И почти тут же из этой боковой двери показался священник в простой, без всяких изысков и даже сильно выцветшей, почти пепельной рясе. Молодое лицо его было холеное, розовое и веселое, еще большей ухоженности ему придавали аккуратные мягкие длинные волосы с ранней проседью, такая же аккуратная с проседью бородка. Он медленно, глубоко и радостно о чем-то задумавшись, подошел к той лавке, что была слева от Сошникова, остановился, подумал о чем-то, наклонился и сказал в окошко служительнице, которая, сама подхватившая его радость, вся подалась навстречу, так что почти высунула из окошка голову в темной косынке:
— Все уладилось. Можете пригласить их и передайте, чтобы ни о чем не беспокоились, отец Николай их примет.
— Слава-то Богу, слава Богу… — женщина быстро закрестилась в своем окошке.
И тут в Сошникове будто что-то перевернулось, в голове сама собой сложилась странность, от которой в другой раз отмахнулся бы, как от дурного видения. Но теперь он сделал к священнику два шага, на ходу хрипло проговаривая:
— Позвольте задать вопрос…
— Что? — Священник, продолжая благодушно улыбаться, будто не сразу нашел взглядом того, кто к нему обращался.
— Позвольте задать вопрос…
Улыбка на молодом, бородатом, но все же слишком нежном для такой бороды с проседью лице скользнула вниз, он все еще благодушно, но с уже наметившейся осторожностью сказал:
— Слушаю вас.
— Мой товарищ, который… — так же хрипло заговорил Сошников. — Он стесняется сам, и вот я за него пришел спросить.
— Конечно, — кивнул священник, хотя чувствовалось, что он вовсе не настроен вести беседы.
— Вопрос, можно сказать, из теории… Могли бы вы благословить человека… моего товарища… который должен отправиться на войну?
— Почему же из теории? — Священник благодушно чуть склонил голову набок. — Если воин нуждается в благословении на ратный подвиг, в этом нет никакой теории.
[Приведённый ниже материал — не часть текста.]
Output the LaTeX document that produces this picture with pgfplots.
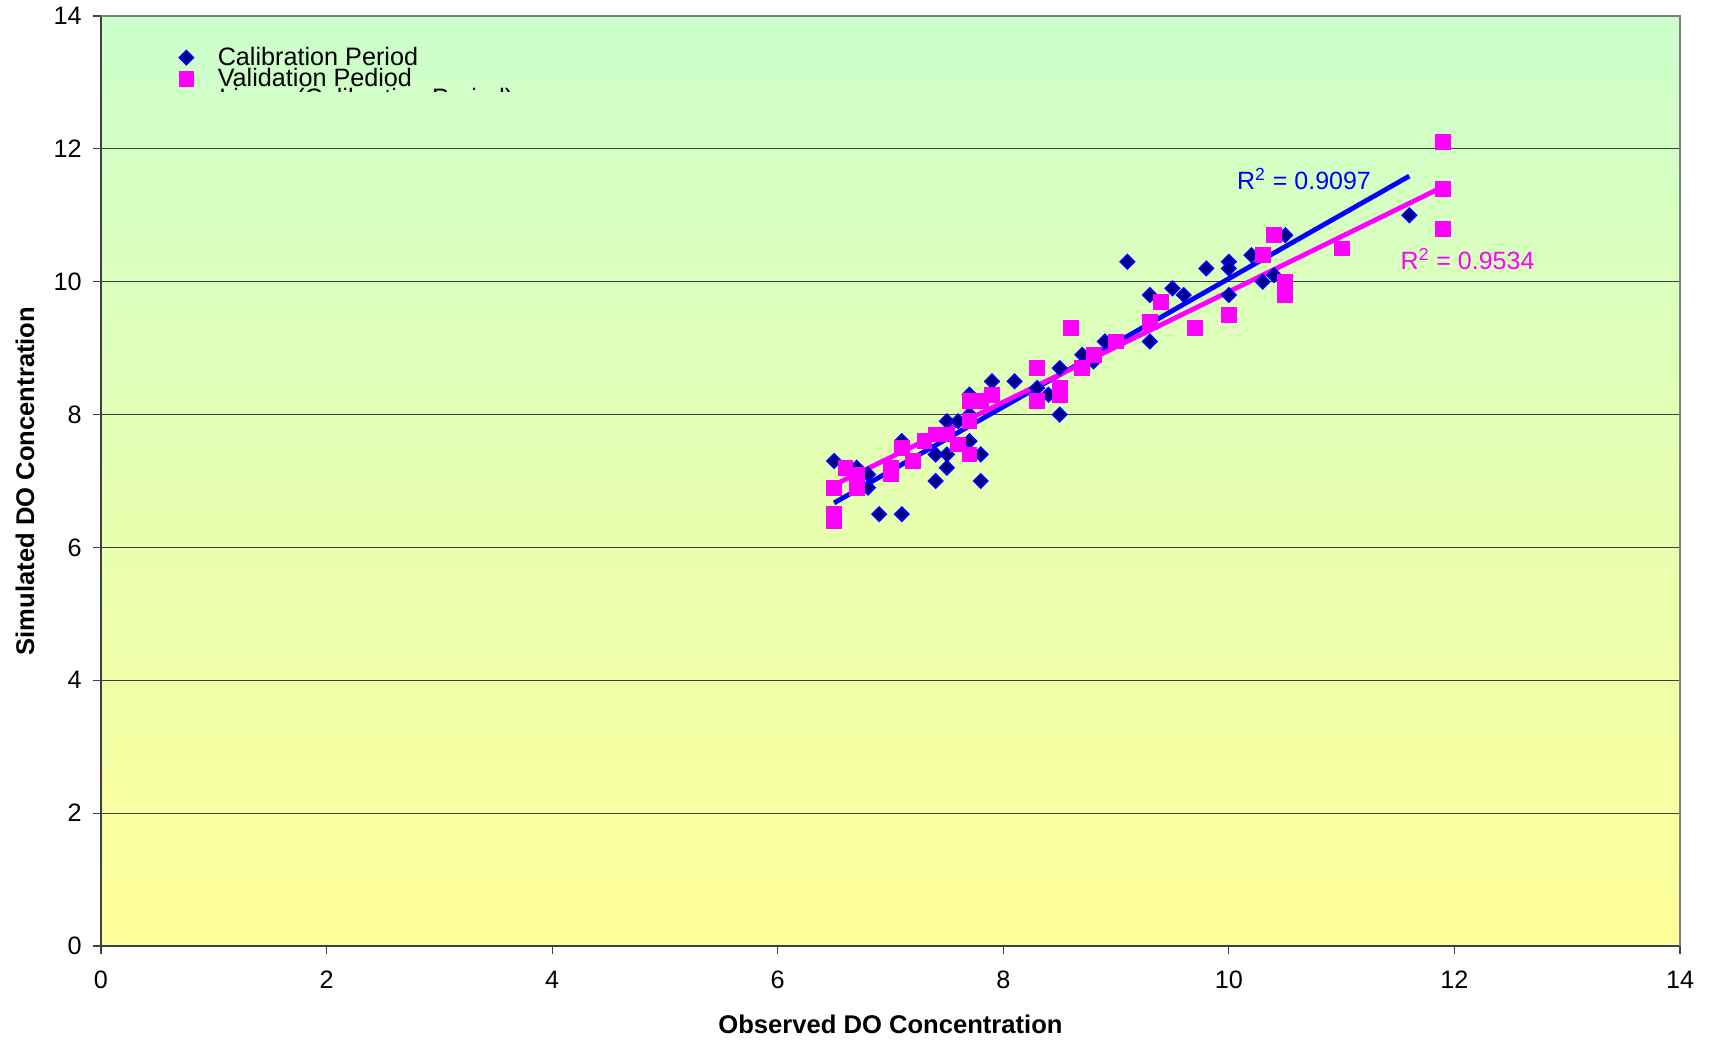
\documentclass[border=0pt]{standalone}
\usepackage{pgfplots}
\pgfplotsset{compat=1.18}
\usepackage{fontspec}
\setmainfont{Liberation Sans}
\definecolor{calblue}{HTML}{0000FF}
\definecolor{calnavy}{HTML}{000080}
\definecolor{valmag}{HTML}{FF00FF}
\definecolor{bgtop}{HTML}{CCFFCC}
\definecolor{bgbot}{HTML}{FFFF99}
\definecolor{gridc}{HTML}{404040}
\definecolor{framec}{HTML}{808080}
\begin{document}
\begin{tikzpicture}
\useasboundingbox (0,0) rectangle (856.5pt,519.5pt);
\begin{axis}[
  at={(50.5pt,46.5pt)}, anchor=south west,
  scale only axis, width=789.5pt, height=465pt,
  xmin=0, xmax=14, ymin=0, ymax=14,
  xtick={0,2,...,14}, ytick={0,2,...,14},
  axis background/.style={top color=bgtop, bottom color=bgbot},
  ymajorgrids, grid style={gridc, line width=0.5pt},
  axis line style={gridc, line width=0.6pt},
  xtick pos=left, ytick pos=left, tick align=outside,
  major tick length=4pt, tick style={gridc, line width=0.6pt},
  /pgf/number format/assume math mode=true,
  ticklabel style={font=\fontsize{12.6}{13}\selectfont, inner sep=0pt},
  xticklabel style={anchor=center, yshift=-13pt},
  yticklabel style={anchor=east, xshift=-5.5pt},
  xlabel={Observed DO Concentration},
  ylabel={Simulated DO Concentration},
  xlabel style={font=\bfseries\fontsize{12.8}{13}\selectfont, at={(axis description cs:0.5,0)}, anchor=center, yshift=-39pt},
  ylabel style={font=\bfseries\fontsize{12.8}{13}\selectfont, at={(axis description cs:-0.0481,0.5)}, anchor=center},
  legend style={at={(axis description cs:0.0494,0.9665)}, anchor=north west,
    draw=none, fill=none, inner sep=0pt, outer sep=0pt, row sep=0pt, column sep=12pt,
    font=\fontsize{12.6}{12.6}\selectfont,
    nodes={inner sep=0pt, text height=9pt, text depth=1.5pt}, cells={anchor=west}},
  legend image code/.code={\draw[mark repeat=2,mark phase=2,#1] plot coordinates {(-4pt,0pt)(0pt,0pt)(4pt,0pt)};},
  clip=false,
]
\addplot[only marks, mark=square*, mark size=2.5pt,
  mark options={rotate=45, fill=calnavy, draw=calblue, line width=0.8pt}]
coordinates {
(6.5,7.3) (6.7,7.2) (6.8,7.1) (6.8,6.9) (6.9,6.5) (7.1,6.5) (7.1,7.6)
(7.4,7.0) (7.4,7.4) (7.5,7.4) (7.5,7.2) (7.5,7.9) (7.6,7.9) (7.7,8.3)
(7.7,8.0) (7.7,7.6) (7.8,7.4) (7.8,7.0) (7.9,8.5) (8.1,8.5) (8.3,8.4)
(8.4,8.3) (8.5,8.7) (8.5,8.0) (8.7,8.9) (8.8,8.8) (8.9,9.1) (9.1,10.3)
(9.3,9.8) (9.3,9.1) (9.5,9.9) (9.6,9.8) (9.8,10.2) (10.0,10.3) (10.0,10.2)
(10.0,9.8) (10.2,10.4) (10.3,10.0) (10.4,10.1) (10.5,10.7) (11.6,11.0)
};
\addlegendentry{Calibration Period}
\addplot[only marks, mark=square*, mark size=3.7pt,
  mark options={fill=valmag, draw=valmag, line width=0.4pt}]
coordinates {
(6.5,6.9) (6.5,6.5) (6.5,6.4) (6.6,7.2) (6.7,7.1) (6.7,6.9) (7.0,7.2)
(7.0,7.1) (7.1,7.5) (7.2,7.3) (7.3,7.6) (7.4,7.7) (7.5,7.7) (7.6,7.55)
(7.7,7.4) (7.7,7.9) (7.7,8.2) (7.8,8.2) (7.9,8.3) (8.3,8.7) (8.3,8.2)
(8.5,8.4) (8.5,8.3) (8.6,9.3) (8.7,8.7) (8.8,8.9) (9.0,9.1) (9.3,9.4)
(9.4,9.7) (9.7,9.3) (10.0,9.5) (10.3,10.4) (10.4,10.7) (10.5,10.0)
(10.5,9.9) (10.5,9.8) (11.0,10.5) (11.9,12.1) (11.9,11.4) (11.9,10.8)
};
\addlegendentry{Validation Pediod}
\addplot[forget plot, calblue, line width=2.4pt] coordinates {(6.5,6.67) (11.6,11.59)};
\addplot[forget plot, valmag, line width=2.4pt] coordinates {(6.5,6.94) (11.9,11.43)};
\node[calblue, anchor=west, inner sep=0pt, font=\fontsize{12.5}{12.5}\selectfont] at (axis cs:10.07,11.55) {R\textsuperscript{2} = 0.9097};
\node[valmag, anchor=west, inner sep=0pt, font=\fontsize{12.5}{12.5}\selectfont] at (axis cs:11.52,10.34) {R\textsuperscript{2} = 0.9534};
\begin{scope}
\clip (axis cs:0,12.862) rectangle (axis cs:7,14);
\node[anchor=base west, inner sep=0pt, font=\fontsize{12.6}{12.6}\selectfont] at (axis cs:1.045,12.63) {Linear (Calibration Period)};
\end{scope}
\draw[framec, line width=1pt] (rel axis cs:0,1) -- (rel axis cs:1,1) -- (rel axis cs:1,0);
\end{axis}
\end{tikzpicture}
\end{document}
Ему нужно придти самому, это будет самое правильное. Если дело его правое и отечество призвало его… — Он на секунду замолчал и в подтверждение себе опять кивнул: — Вероятно, он едет на Кавказ?
— А что, вы считаете происходящее на Кавказе правым делом?
Священник улыбнулся как-то иначе, теперь улыбка его и чуть прищурившиеся глаза говорили: ну вот, опять псих; можно было догадаться сразу — эти будто что-то высматривающие слишком нервные глаза, худое изможденное лицо.